• GIVEN INSTRUCTION: Transcribe the material in full. Nothing should differ except that the pictures are left out.

□ □ □

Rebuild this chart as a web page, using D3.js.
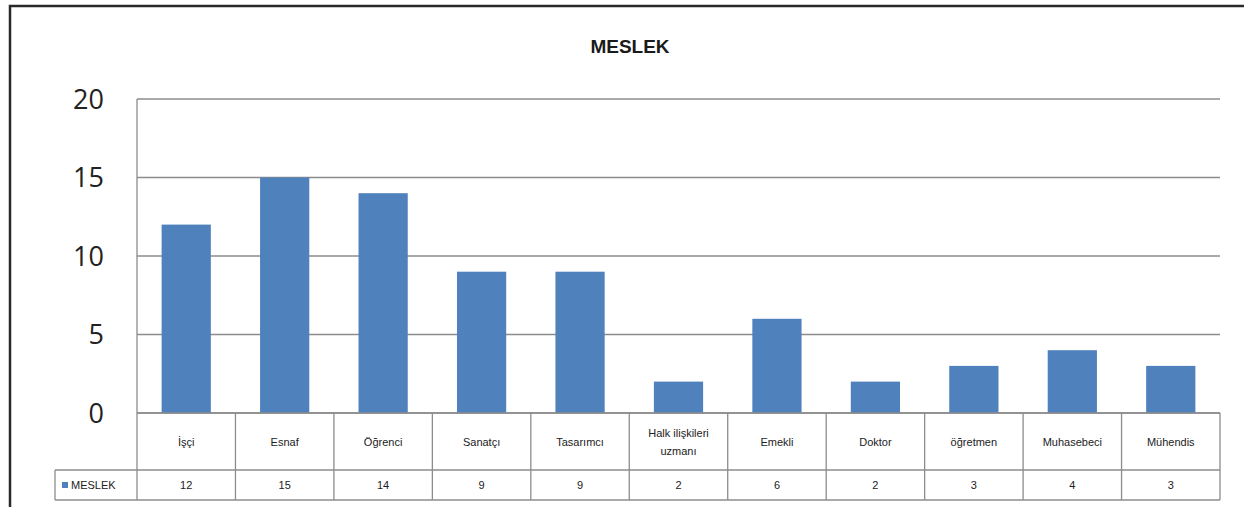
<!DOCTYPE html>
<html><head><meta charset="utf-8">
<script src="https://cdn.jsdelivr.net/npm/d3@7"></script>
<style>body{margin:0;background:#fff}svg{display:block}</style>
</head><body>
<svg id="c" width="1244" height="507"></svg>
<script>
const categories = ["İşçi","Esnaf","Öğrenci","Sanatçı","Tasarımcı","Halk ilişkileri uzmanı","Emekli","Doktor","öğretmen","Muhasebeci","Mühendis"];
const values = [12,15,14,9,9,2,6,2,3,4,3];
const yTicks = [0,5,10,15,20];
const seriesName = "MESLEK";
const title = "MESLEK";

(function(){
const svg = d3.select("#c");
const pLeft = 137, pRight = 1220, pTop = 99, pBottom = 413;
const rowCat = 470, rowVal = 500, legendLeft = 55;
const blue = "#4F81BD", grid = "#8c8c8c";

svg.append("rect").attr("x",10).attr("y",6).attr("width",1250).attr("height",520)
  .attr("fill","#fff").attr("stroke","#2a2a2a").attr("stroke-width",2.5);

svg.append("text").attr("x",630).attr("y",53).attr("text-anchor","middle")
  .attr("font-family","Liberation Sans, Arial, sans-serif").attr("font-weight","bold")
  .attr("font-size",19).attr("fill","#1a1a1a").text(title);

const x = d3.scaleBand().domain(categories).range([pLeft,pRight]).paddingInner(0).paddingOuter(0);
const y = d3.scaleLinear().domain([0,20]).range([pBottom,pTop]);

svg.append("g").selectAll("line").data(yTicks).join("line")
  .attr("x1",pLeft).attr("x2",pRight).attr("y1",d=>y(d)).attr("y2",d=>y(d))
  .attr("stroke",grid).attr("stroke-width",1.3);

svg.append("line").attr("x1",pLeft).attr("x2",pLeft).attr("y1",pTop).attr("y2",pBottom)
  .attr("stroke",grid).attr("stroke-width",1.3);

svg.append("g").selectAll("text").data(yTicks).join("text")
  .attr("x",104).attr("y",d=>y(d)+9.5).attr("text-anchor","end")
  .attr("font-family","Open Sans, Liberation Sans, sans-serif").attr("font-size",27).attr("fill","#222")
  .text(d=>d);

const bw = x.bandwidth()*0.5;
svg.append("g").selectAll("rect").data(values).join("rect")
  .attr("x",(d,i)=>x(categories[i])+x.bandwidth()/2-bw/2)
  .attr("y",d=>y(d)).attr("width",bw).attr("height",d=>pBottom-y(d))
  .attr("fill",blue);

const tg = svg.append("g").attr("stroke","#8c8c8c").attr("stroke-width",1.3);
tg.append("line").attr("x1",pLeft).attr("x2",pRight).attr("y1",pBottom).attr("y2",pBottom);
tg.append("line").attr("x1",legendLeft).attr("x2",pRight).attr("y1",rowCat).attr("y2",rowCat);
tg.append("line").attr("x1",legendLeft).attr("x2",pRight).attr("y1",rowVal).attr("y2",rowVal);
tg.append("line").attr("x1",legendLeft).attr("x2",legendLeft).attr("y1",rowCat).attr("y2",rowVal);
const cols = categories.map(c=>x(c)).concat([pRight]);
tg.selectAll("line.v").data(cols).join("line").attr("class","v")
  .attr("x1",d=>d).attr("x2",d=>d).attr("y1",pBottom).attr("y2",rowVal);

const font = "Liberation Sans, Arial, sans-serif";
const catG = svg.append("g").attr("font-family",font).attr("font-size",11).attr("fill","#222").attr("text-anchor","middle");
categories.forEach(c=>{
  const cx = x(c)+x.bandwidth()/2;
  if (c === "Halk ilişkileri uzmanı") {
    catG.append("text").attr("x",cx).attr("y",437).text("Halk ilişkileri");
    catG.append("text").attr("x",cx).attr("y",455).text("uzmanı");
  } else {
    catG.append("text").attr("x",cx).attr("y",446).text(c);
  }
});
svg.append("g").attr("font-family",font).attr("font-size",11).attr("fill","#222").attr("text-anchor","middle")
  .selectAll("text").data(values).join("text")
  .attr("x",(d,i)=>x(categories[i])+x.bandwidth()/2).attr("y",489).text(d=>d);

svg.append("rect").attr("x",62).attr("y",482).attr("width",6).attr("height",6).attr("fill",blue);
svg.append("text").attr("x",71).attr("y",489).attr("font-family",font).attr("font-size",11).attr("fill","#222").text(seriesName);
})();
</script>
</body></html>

□ □ □

• FINAL ANSWER:
Rebuild this chart as a web page, using D3.js.
<!DOCTYPE html>
<html><head><meta charset="utf-8">
<script src="https://cdn.jsdelivr.net/npm/d3@7"></script>
<style>body{margin:0;background:#fff}svg{display:block}</style>
</head><body>
<svg id="c" width="1244" height="507"></svg>
<script>
const categories = ["İşçi","Esnaf","Öğrenci","Sanatçı","Tasarımcı","Halk ilişkileri uzmanı","Emekli","Doktor","öğretmen","Muhasebeci","Mühendis"];
const values = [12,15,14,9,9,2,6,2,3,4,3];
const yTicks = [0,5,10,15,20];
const seriesName = "MESLEK";
const title = "MESLEK";

(function(){
const svg = d3.select("#c");
const pLeft = 137, pRight = 1220, pTop = 99, pBottom = 413;
const rowCat = 470, rowVal = 500, legendLeft = 55;
const blue = "#4F81BD", grid = "#8c8c8c";

svg.append("rect").attr("x",10).attr("y",6).attr("width",1250).attr("height",520)
  .attr("fill","#fff").attr("stroke","#2a2a2a").attr("stroke-width",2.5);

svg.append("text").attr("x",630).attr("y",53).attr("text-anchor","middle")
  .attr("font-family","Liberation Sans, Arial, sans-serif").attr("font-weight","bold")
  .attr("font-size",19).attr("fill","#1a1a1a").text(title);

const x = d3.scaleBand().domain(categories).range([pLeft,pRight]).paddingInner(0).paddingOuter(0);
const y = d3.scaleLinear().domain([0,20]).range([pBottom,pTop]);

svg.append("g").selectAll("line").data(yTicks).join("line")
  .attr("x1",pLeft).attr("x2",pRight).attr("y1",d=>y(d)).attr("y2",d=>y(d))
  .attr("stroke",grid).attr("stroke-width",1.3);

svg.append("line").attr("x1",pLeft).attr("x2",pLeft).attr("y1",pTop).attr("y2",pBottom)
  .attr("stroke",grid).attr("stroke-width",1.3);

svg.append("g").selectAll("text").data(yTicks).join("text")
  .attr("x",104).attr("y",d=>y(d)+9.5).attr("text-anchor","end")
  .attr("font-family","Open Sans, Liberation Sans, sans-serif").attr("font-size",27).attr("fill","#222")
  .text(d=>d);

const bw = x.bandwidth()*0.5;
svg.append("g").selectAll("rect").data(values).join("rect")
  .attr("x",(d,i)=>x(categories[i])+x.bandwidth()/2-bw/2)
  .attr("y",d=>y(d)).attr("width",bw).attr("height",d=>pBottom-y(d))
  .attr("fill",blue);

const tg = svg.append("g").attr("stroke","#8c8c8c").attr("stroke-width",1.3);
tg.append("line").attr("x1",pLeft).attr("x2",pRight).attr("y1",pBottom).attr("y2",pBottom);
tg.append("line").attr("x1",legendLeft).attr("x2",pRight).attr("y1",rowCat).attr("y2",rowCat);
tg.append("line").attr("x1",legendLeft).attr("x2",pRight).attr("y1",rowVal).attr("y2",rowVal);
tg.append("line").attr("x1",legendLeft).attr("x2",legendLeft).attr("y1",rowCat).attr("y2",rowVal);
const cols = categories.map(c=>x(c)).concat([pRight]);
tg.selectAll("line.v").data(cols).join("line").attr("class","v")
  .attr("x1",d=>d).attr("x2",d=>d).attr("y1",pBottom).attr("y2",rowVal);

const font = "Liberation Sans, Arial, sans-serif";
const catG = svg.append("g").attr("font-family",font).attr("font-size",11).attr("fill","#222").attr("text-anchor","middle");
categories.forEach(c=>{
  const cx = x(c)+x.bandwidth()/2;
  if (c === "Halk ilişkileri uzmanı") {
    catG.append("text").attr("x",cx).attr("y",437).text("Halk ilişkileri");
    catG.append("text").attr("x",cx).attr("y",455).text("uzmanı");
  } else {
    catG.append("text").attr("x",cx).attr("y",446).text(c);
  }
});
svg.append("g").attr("font-family",font).attr("font-size",11).attr("fill","#222").attr("text-anchor","middle")
  .selectAll("text").data(values).join("text")
  .attr("x",(d,i)=>x(categories[i])+x.bandwidth()/2).attr("y",489).text(d=>d);

svg.append("rect").attr("x",62).attr("y",482).attr("width",6).attr("height",6).attr("fill",blue);
svg.append("text").attr("x",71).attr("y",489).attr("font-family",font).attr("font-size",11).attr("fill","#222").text(seriesName);
})();
</script>
</body></html>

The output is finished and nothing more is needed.